ECLI:NL:CRVB:2015:1548
Centrale Raad van Beroep
- Hoger beroep
- O.L.H.W.I. Korte
- F. Hoogendijk
- J.T.H. Zimmerman
- Rechtspraak.nl
Intrekking en terugvordering van bijstandsuitkeringen in het kader van gezamenlijke huishouding
In deze zaak heeft de Centrale Raad van Beroep op 12 mei 2015 uitspraak gedaan in hoger beroep tegen een eerdere uitspraak van de rechtbank Gelderland.
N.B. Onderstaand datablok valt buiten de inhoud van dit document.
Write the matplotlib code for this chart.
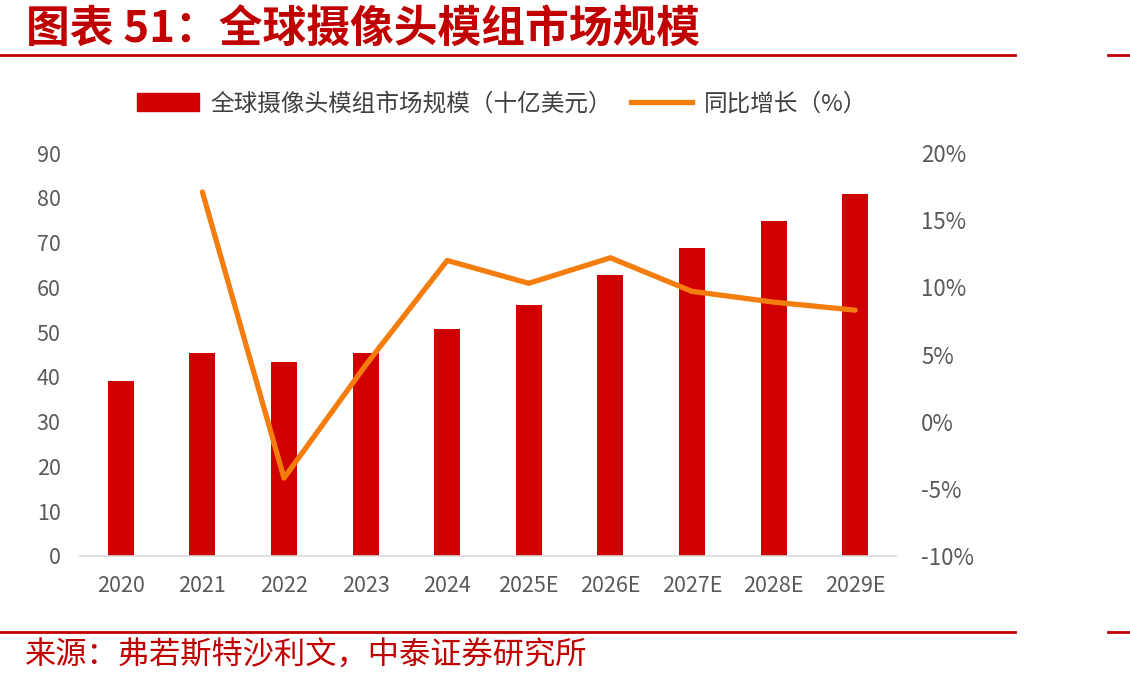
import numpy as np
import matplotlib.pyplot as plt
from matplotlib.lines import Line2D
from matplotlib.patches import Patch

plt.rcParams['font.family'] = ['Noto Sans CJK SC', 'DejaVu Sans']

# datos
years = ['2020', '2021', '2022', '2023', '2024', '2025E', '2026E', '2027E', '2028E', '2029E']
market_size = [39.1, 45.4, 43.3, 45.3, 50.7, 56.0, 62.8, 68.8, 74.8, 80.8]
yoy_growth = [None, 17.1, -4.2, 4.2, 12.0, 10.3, 12.2, 9.7, 8.9, 8.3]

bar_color = '#D00000'
line_color = '#F47D0E'
dark_red = '#C00000'
gray = '#595959'

fig = plt.figure(figsize=(11.3, 6.84), dpi=100)
ax = fig.add_axes([80 / 1130, 1 - 556 / 684, (896 - 80) / 1130, (556 - 153) / 684])

x = np.arange(len(years))
ax.bar(x, market_size, width=0.32, color=bar_color, zorder=2)
ax.set_xlim(-0.5, len(years) - 0.5)
ax.set_ylim(0, 90)
ax.set_yticks(np.arange(0, 91, 10))
ax.set_xticks(x)
ax.set_xticklabels(years)

for s in ['top', 'right', 'left']:
    ax.spines[s].set_visible(False)
ax.spines['bottom'].set_color('#D9D9D9')
ax.spines['bottom'].set_linewidth(1.2)
ax.tick_params(axis='both', length=0, labelsize=15.5, colors=gray)
ax.tick_params(axis='x', pad=14)
ax.tick_params(axis='y', pad=14)

ax2 = ax.twinx()
xs = [i for i, v in enumerate(yoy_growth) if v is not None]
vs = [v for v in yoy_growth if v is not None]
ax2.plot(xs, vs, color=line_color, linewidth=3.8, zorder=3, solid_capstyle='round')
ax2.set_ylim(-10, 20)
ax2.set_yticks(np.arange(-10, 21, 5))
ax2.set_yticklabels([f'{t}%' for t in range(-10, 21, 5)])
for s in ['top', 'right', 'left', 'bottom']:
    ax2.spines[s].set_visible(False)
ax2.tick_params(axis='y', length=0, labelsize=16, colors=gray, pad=18)

# leyenda
handles = [Patch(color=bar_color), Line2D([0], [0], color=line_color, linewidth=3.8)]
labels = ['全球摄像头模组市场规模（十亿美元）', '同比增长（%）']
fig.legend(handles, labels, loc='center left', bbox_to_anchor=(116 / 1130, 1 - 104 / 684),
           ncol=2, frameon=False, fontsize=17, labelcolor='#404040',
           handlelength=2.6, handleheight=0.8, columnspacing=0.8, handletextpad=0.5)

# titulo y lineas rojas
fig.text(26 / 1130, 1 - 30 / 684, '图表 51：全球摄像头模组市场规模', fontsize=31.5,
         fontweight='bold', style='italic', color=dark_red, va='center', ha='left')
for yy in [55, 632]:
    fig.add_artist(Line2D([0, 1015 / 1130], [1 - yy / 684] * 2, color=dark_red, linewidth=2))
    fig.add_artist(Line2D([1108 / 1130, 1], [1 - yy / 684] * 2, color=dark_red, linewidth=2))

fig.text(25 / 1130, 1 - 656 / 684, '来源：弗若斯特沙利文，中泰证券研究所', fontsize=22.5,
         color=dark_red, va='center', ha='left')

fig.savefig('out.png', dpi=100)
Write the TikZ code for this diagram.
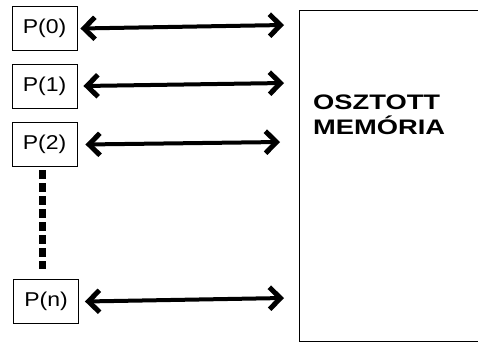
\documentclass[tikz,border=0pt]{standalone}
\usepackage{fontspec}
\setmainfont{Liberation Sans}
\usetikzlibrary{arrows.meta}
\newcommand{\widetext}[2][1.3]{\scalebox{#1}[1]{#2}}
\begin{document}
\begin{tikzpicture}[x=1pt,y=-1pt,
  procbox/.style={draw,line width=0.9pt,minimum width=65pt,minimum height=44pt,inner sep=0pt,font=\fontsize{20}{22}\selectfont},
  barb/.tip={Straight Barb[length=11pt,width=22pt,line width=5pt]},
  link/.style={line width=4pt,barb-barb},
  dotline/.style={line width=7pt,dash pattern=on 9pt off 4pt}]
  \useasboundingbox (0,0) rectangle (478,343);
  % shared memory block (runs past the right edge)
  \draw[line width=1pt] (490,10) -- (299,10) -- (299,341) -- (490,341);
  \node[anchor=north west,align=left,font=\fontsize{21}{25}\selectfont\bfseries,inner sep=0pt] (mem) at (313,95) {\widetext{OSZTOTT}\\\widetext{MEMÓRIA}};
  \coordinate (m0) at (284,25);
  \coordinate (m1) at (284,83);
  \coordinate (m2) at (280,142);
  \coordinate (mn) at (284,298);
  % processors
  \node[procbox] (p0) at (44.5,28.5) {\widetext[1.15]{P(0)}};
  \node[procbox] (p1) at (44.5,86) {\widetext[1.15]{P(1)}};
  \node[procbox] (p2) at (44.5,144.5) {\widetext[1.15]{P(2)}};
  \node[procbox] (pn) at (46,301.5) {\widetext[1.15]{P(n)}};
  \draw[link] ([xshift=3pt]p0.east) -- (m0);
  \draw[link] ([xshift=6pt]p1.east) -- (m1);
  \draw[link] ([xshift=8pt]p2.east) -- (m2);
  \draw[link] ([xshift=6pt]pn.east) -- (mn);
  % ellipsis between P(2) and P(n)
  \draw[dotline] (42,170) -- (42,269);
\end{tikzpicture}
\end{document}
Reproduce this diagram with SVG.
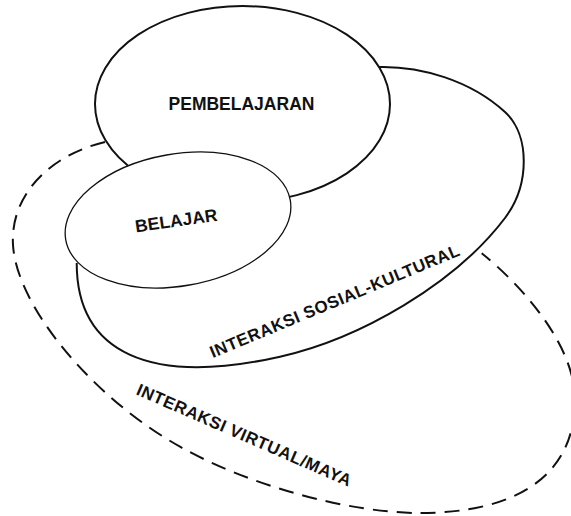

De zaak betreft de intrekking en (mede)terugvordering van algemene bijstand, bijzondere bijstand en langdurigheidstoeslag aan appellante, die bijstand ontving op basis van de Wet werk en bijstand (WWB). De intrekking was gebaseerd op het vermoeden dat appellante samenwoonde met appellant, wat zij ontkenden. De sociale recherche had onderzoek gedaan naar de rechtmatigheid van de bijstandsverlening, waarbij onder andere dossieronderzoek en observaties zijn verricht. De Raad oordeelde dat er voldoende bewijs was dat appellante en appellant in de te beoordelen periode een gezamenlijke huishouding voerden, ondanks de argumenten van appellanten dat appellant als internationaal vrachtwagenchauffeur niet zijn hoofdverblijf bij appellante had. De Raad concludeerde dat de verklaringen van appellanten en de onderzoeksresultaten voldoende grondslag boden voor de conclusie dat appellant zijn hoofdverblijf had op het adres van appellante. De Raad bevestigde de eerdere uitspraak van de rechtbank en oordeelde dat aan de vereisten voor een gezamenlijke huishouding was voldaan, zowel wat betreft het hoofdverblijf als de wederzijdse zorg.